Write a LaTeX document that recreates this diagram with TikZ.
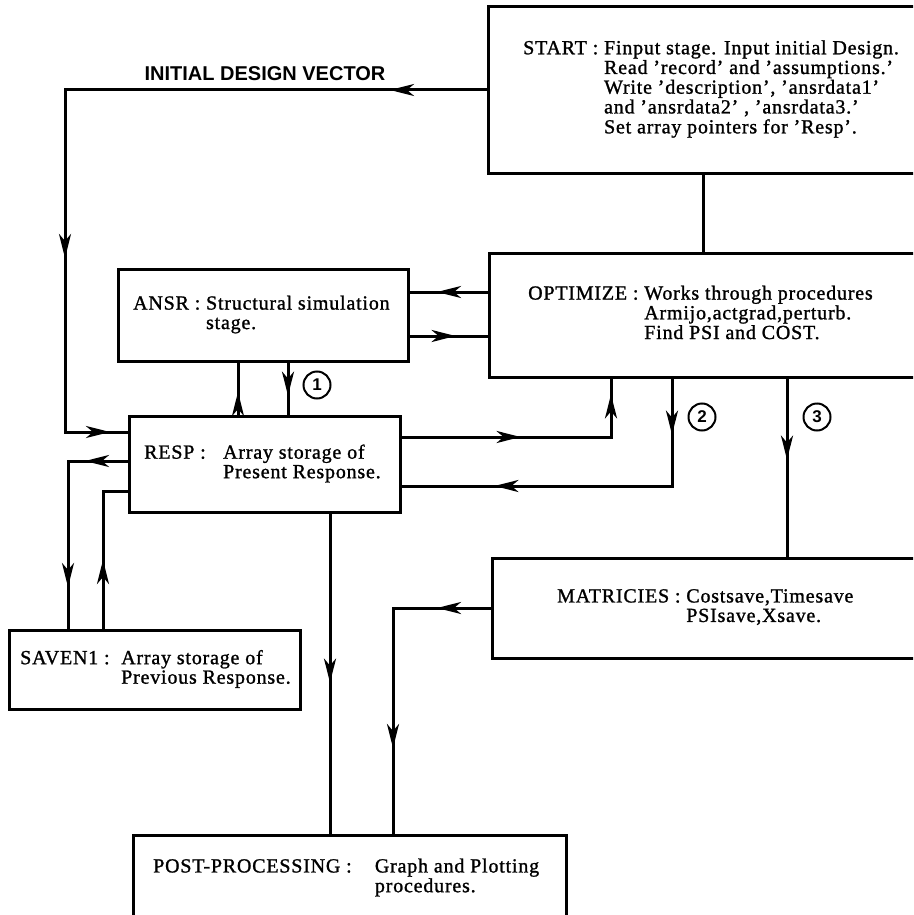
\documentclass[tikz,border=0pt]{standalone}
\usepackage{fontspec}
\setmainfont[LetterSpace=4,FakeBold=1.2]{Liberation Serif}
\newfontfamily\labelfont{Liberation Sans}
\usetikzlibrary{arrows.meta,decorations.markings}

\tikzset{
  box/.style={draw, line width=2.6pt, anchor=north west, inner sep=0pt},
  txt/.style={anchor=west, inner sep=0pt, font=\fontsize{20}{19.5}\selectfont},
  conn/.style={line width=3pt},
  tipat/.style={postaction={decorate,decoration={markings,
      mark=at position #1 with {\arrow{Stealth[length=24pt,width=12pt,inset=7pt]}}}}},
  numc/.style={circle, draw, line width=2pt, minimum size=27pt, inner sep=0pt,
      font=\labelfont\bfseries\fontsize{17}{17}\selectfont},
}

\begin{document}
\begin{tikzpicture}[x=1pt,y=-1pt]
\useasboundingbox (0,0) rectangle (913,915);
\clip (0,0) rectangle (913,915);

\node[box, minimum width=460pt, minimum height=167pt] (start) at (487,5) {};
\node[box, minimum width=460pt, minimum height=124pt] (optim) at (488,252) {};
\node[box, minimum width=290pt, minimum height=92pt] (ansr) at (117,268) {};
\node[box, minimum width=271pt, minimum height=96pt] (resp) at (128,415) {};
\node[box, minimum width=291pt, minimum height=79pt] (saven) at (8,629) {};
\node[box, minimum width=460pt, minimum height=100pt] (matr) at (491,557) {};
\node[box, minimum width=433pt, minimum height=86pt] (post) at (132,834) {};

\node[txt] (starttxt) at ([xshift=36pt]start.west) {\begin{tabular}{@{}l@{\ }l@{}}
START : & Finput stage. Input initial Design.\\
 & Read 'record' and 'assumptions.'\\
 & Write 'description', 'ansrdata1'\\
 & and 'ansrdata2' , 'ansrdata3.'\\
 & Set array pointers for 'Resp'.\end{tabular}};
\node[txt] (optimtxt) at ([xshift=40pt]optim.west) {\begin{tabular}{@{}l@{\ }l@{}}
OPTIMIZE : & Works through procedures\\
 & Armijo,actgrad,perturb.\\
 & Find PSI and COST.\end{tabular}};
\node[txt] (ansrtxt) at ([xshift=16pt]ansr.west) {\begin{tabular}{@{}l@{\ }l@{}}
ANSR : & Structural simulation\\
 & stage.\end{tabular}};
\node[txt] (resptxt) at ([xshift=16pt]resp.west) {\begin{tabular}{@{}l@{\ \ \ }l@{}}
RESP : & Array storage of\\
 & Present Response.\end{tabular}};
\node[txt] (saventxt) at ([xshift=12pt]saven.west) {\begin{tabular}{@{}l@{\ \ }l@{}}
SAVEN1 : & Array storage of\\
 & Previous Response.\end{tabular}};
\node[txt] (matrtxt) at ([xshift=66pt]matr.west) {\begin{tabular}{@{}l@{\ }l@{}}
MATRICIES : & Costsave,Timesave\\
 & PSIsave,Xsave.\end{tabular}};
\node[txt] (posttxt) at ([xshift=21pt]post.west) {\begin{tabular}{@{}l@{\ \ \ \ }l@{}}
POST-PROCESSING : & Graph and Plotting\\
 & procedures.\end{tabular}};

\node[font=\labelfont\bfseries\fontsize{20}{20}\selectfont] (idvlab) at (265,74) {INITIAL DESIGN VECTOR};
\node[numc] (n1) at (317,385) {1};
\node[numc] (n2) at (702,417) {2};
\node[numc] (n3) at (817,417) {3};

\coordinate (idv) at (65,90);
\coordinate (idvb) at (65,432);
\coordinate (sv1) at (68,461);
\coordinate (sv2) at (103,491);
\coordinate (op1) at (611,437);
\coordinate (op2) at (672,486);
\coordinate (mt) at (393,608);

\draw[conn] (start.south -| 703,0) -- (optim.north -| 703,0);
\draw[conn, tipat=97pt, tipat=590pt, tipat=809pt] (start.west |- idv) -- (idv) -- (idvb) -- (resp.west |- idvb);
\draw[conn, tipat=51pt] (optim.west |- 0,292) -- (ansr.east |- 0,292);
\draw[conn, tipat=46pt] (ansr.east |- 0,336) -- (optim.west |- 0,336);
\draw[conn, tipat=23pt] (resp.north -| 238,0) -- (ansr.south -| 238,0);
\draw[conn, tipat=33pt] (ansr.south -| 288,0) -- (resp.north -| 288,0);
\draw[conn, tipat=43pt, tipat=186pt] (resp.west |- sv1) -- (sv1) -- (saven.north -| sv1);
\draw[conn, tipat=69pt] (saven.north -| sv2) -- (sv2) -- (resp.west |- sv2);
\draw[conn, tipat=119pt, tipat=252pt] (resp.east |- op1) -- (op1) -- (optim.south -| op1);
\draw[conn, tipat=56pt, tipat=285pt] (optim.south -| op2) -- (op2) -- (resp.east |- op2);
\draw[conn, tipat=81pt] (optim.south -| 787,0) -- (matr.north -| 787,0);
\draw[conn, tipat=54pt, tipat=238pt] (matr.west |- mt) -- (mt) -- (post.north -| mt);
\draw[conn, tipat=169pt] (resp.south -| 330,0) -- (post.north -| 330,0);
\end{tikzpicture}
\end{document}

Set task:
Transcribe all of the material exactly, leaving out whatever pictures it contains.

Exercise output:
Write a LaTeX document that recreates this diagram with TikZ.
\documentclass[tikz,border=0pt]{standalone}
\usepackage{fontspec}
\setmainfont[LetterSpace=4,FakeBold=1.2]{Liberation Serif}
\newfontfamily\labelfont{Liberation Sans}
\usetikzlibrary{arrows.meta,decorations.markings}

\tikzset{
  box/.style={draw, line width=2.6pt, anchor=north west, inner sep=0pt},
  txt/.style={anchor=west, inner sep=0pt, font=\fontsize{20}{19.5}\selectfont},
  conn/.style={line width=3pt},
  tipat/.style={postaction={decorate,decoration={markings,
      mark=at position #1 with {\arrow{Stealth[length=24pt,width=12pt,inset=7pt]}}}}},
  numc/.style={circle, draw, line width=2pt, minimum size=27pt, inner sep=0pt,
      font=\labelfont\bfseries\fontsize{17}{17}\selectfont},
}

\begin{document}
\begin{tikzpicture}[x=1pt,y=-1pt]
\useasboundingbox (0,0) rectangle (913,915);
\clip (0,0) rectangle (913,915);

\node[box, minimum width=460pt, minimum height=167pt] (start) at (487,5) {};
\node[box, minimum width=460pt, minimum height=124pt] (optim) at (488,252) {};
\node[box, minimum width=290pt, minimum height=92pt] (ansr) at (117,268) {};
\node[box, minimum width=271pt, minimum height=96pt] (resp) at (128,415) {};
\node[box, minimum width=291pt, minimum height=79pt] (saven) at (8,629) {};
\node[box, minimum width=460pt, minimum height=100pt] (matr) at (491,557) {};
\node[box, minimum width=433pt, minimum height=86pt] (post) at (132,834) {};

\node[txt] (starttxt) at ([xshift=36pt]start.west) {\begin{tabular}{@{}l@{\ }l@{}}
START : & Finput stage. Input initial Design.\\
 & Read 'record' and 'assumptions.'\\
 & Write 'description', 'ansrdata1'\\
 & and 'ansrdata2' , 'ansrdata3.'\\
 & Set array pointers for 'Resp'.\end{tabular}};
\node[txt] (optimtxt) at ([xshift=40pt]optim.west) {\begin{tabular}{@{}l@{\ }l@{}}
OPTIMIZE : & Works through procedures\\
 & Armijo,actgrad,perturb.\\
 & Find PSI and COST.\end{tabular}};
\node[txt] (ansrtxt) at ([xshift=16pt]ansr.west) {\begin{tabular}{@{}l@{\ }l@{}}
ANSR : & Structural simulation\\
 & stage.\end{tabular}};
\node[txt] (resptxt) at ([xshift=16pt]resp.west) {\begin{tabular}{@{}l@{\ \ \ }l@{}}
RESP : & Array storage of\\
 & Present Response.\end{tabular}};
\node[txt] (saventxt) at ([xshift=12pt]saven.west) {\begin{tabular}{@{}l@{\ \ }l@{}}
SAVEN1 : & Array storage of\\
 & Previous Response.\end{tabular}};
\node[txt] (matrtxt) at ([xshift=66pt]matr.west) {\begin{tabular}{@{}l@{\ }l@{}}
MATRICIES : & Costsave,Timesave\\
 & PSIsave,Xsave.\end{tabular}};
\node[txt] (posttxt) at ([xshift=21pt]post.west) {\begin{tabular}{@{}l@{\ \ \ \ }l@{}}
POST-PROCESSING : & Graph and Plotting\\
 & procedures.\end{tabular}};

\node[font=\labelfont\bfseries\fontsize{20}{20}\selectfont] (idvlab) at (265,74) {INITIAL DESIGN VECTOR};
\node[numc] (n1) at (317,385) {1};
\node[numc] (n2) at (702,417) {2};
\node[numc] (n3) at (817,417) {3};

\coordinate (idv) at (65,90);
\coordinate (idvb) at (65,432);
\coordinate (sv1) at (68,461);
\coordinate (sv2) at (103,491);
\coordinate (op1) at (611,437);
\coordinate (op2) at (672,486);
\coordinate (mt) at (393,608);

\draw[conn] (start.south -| 703,0) -- (optim.north -| 703,0);
\draw[conn, tipat=97pt, tipat=590pt, tipat=809pt] (start.west |- idv) -- (idv) -- (idvb) -- (resp.west |- idvb);
\draw[conn, tipat=51pt] (optim.west |- 0,292) -- (ansr.east |- 0,292);
\draw[conn, tipat=46pt] (ansr.east |- 0,336) -- (optim.west |- 0,336);
\draw[conn, tipat=23pt] (resp.north -| 238,0) -- (ansr.south -| 238,0);
\draw[conn, tipat=33pt] (ansr.south -| 288,0) -- (resp.north -| 288,0);
\draw[conn, tipat=43pt, tipat=186pt] (resp.west |- sv1) -- (sv1) -- (saven.north -| sv1);
\draw[conn, tipat=69pt] (saven.north -| sv2) -- (sv2) -- (resp.west |- sv2);
\draw[conn, tipat=119pt, tipat=252pt] (resp.east |- op1) -- (op1) -- (optim.south -| op1);
\draw[conn, tipat=56pt, tipat=285pt] (optim.south -| op2) -- (op2) -- (resp.east |- op2);
\draw[conn, tipat=81pt] (optim.south -| 787,0) -- (matr.north -| 787,0);
\draw[conn, tipat=54pt, tipat=238pt] (matr.west |- mt) -- (mt) -- (post.north -| mt);
\draw[conn, tipat=169pt] (resp.south -| 330,0) -- (post.north -| 330,0);
\end{tikzpicture}
\end{document}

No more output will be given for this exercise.